Guy, having slept on this, I would like to stress the value of your post(s) to critiquing the way the “caring household” analogy is commonly applied in Evolutionary Creation, however it applies to your own.
On your own position, I’m not sure we’ve yet worked through to clarifying exactly what that is, and so I’m unclear the extent to which I agree or disagree on its internal consistency, let alone its content.
But I agree with you that the analogy applies very badly to randomness, and only makes any sense of divine indeterminacy via the medium of some kind of free and responsible choice (whoever or whatever is thought to be exerting it).

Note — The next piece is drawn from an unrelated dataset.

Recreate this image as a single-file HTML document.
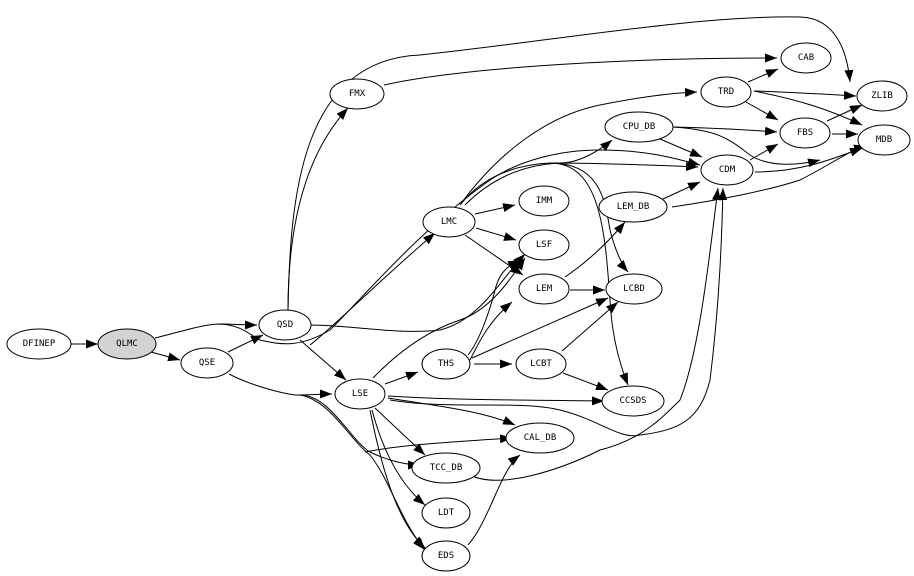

Yet as used by people like Darrel Falk or other BioLogians, the underlying aim of the co-creation trope is to affirm mainstream evolutionary theory, by allowing evolution to be at least partly open-ended and so “free” of the “puppetmaster God who calls all the shots”. In other words, the analogy is usually employed so that the evolutionary process can remain scientific and “natural,” and not directed by God.
But as you rightly say, since the analogy doesn’t work with the concept of randomness, what is actually being proposed is some form of vitalistic teleology in the evolutionary process. Whilst one could make some kind of case for that via (at one extreme) Shapiro’s natural genetic engineering or (at the other) panpsychism, it is nothing to do with how “mainstream™” science understands evolution, whether that be classical adaptationism or neutral theory.
So it is actually making theistic evolution into a new variation of a long-discarded Lamarckianism or vitalism that is heterodox scientifically as well as theologically novel. It makes “Evolutionary Creation” a new theory altogether, which I’m sure is not what was intended by its proponents - or in other words, as I’ve been saying for years, it’s incoherent.
And it still does nothing to explain the current BioLogos position that mankind was always intended by God to arise: an end determined from the beginning of creation arrives via a process (whether random or vitalistic) that is insisted to be undetermined. As Aquinas said, even God cannot make “Yes” be “No.”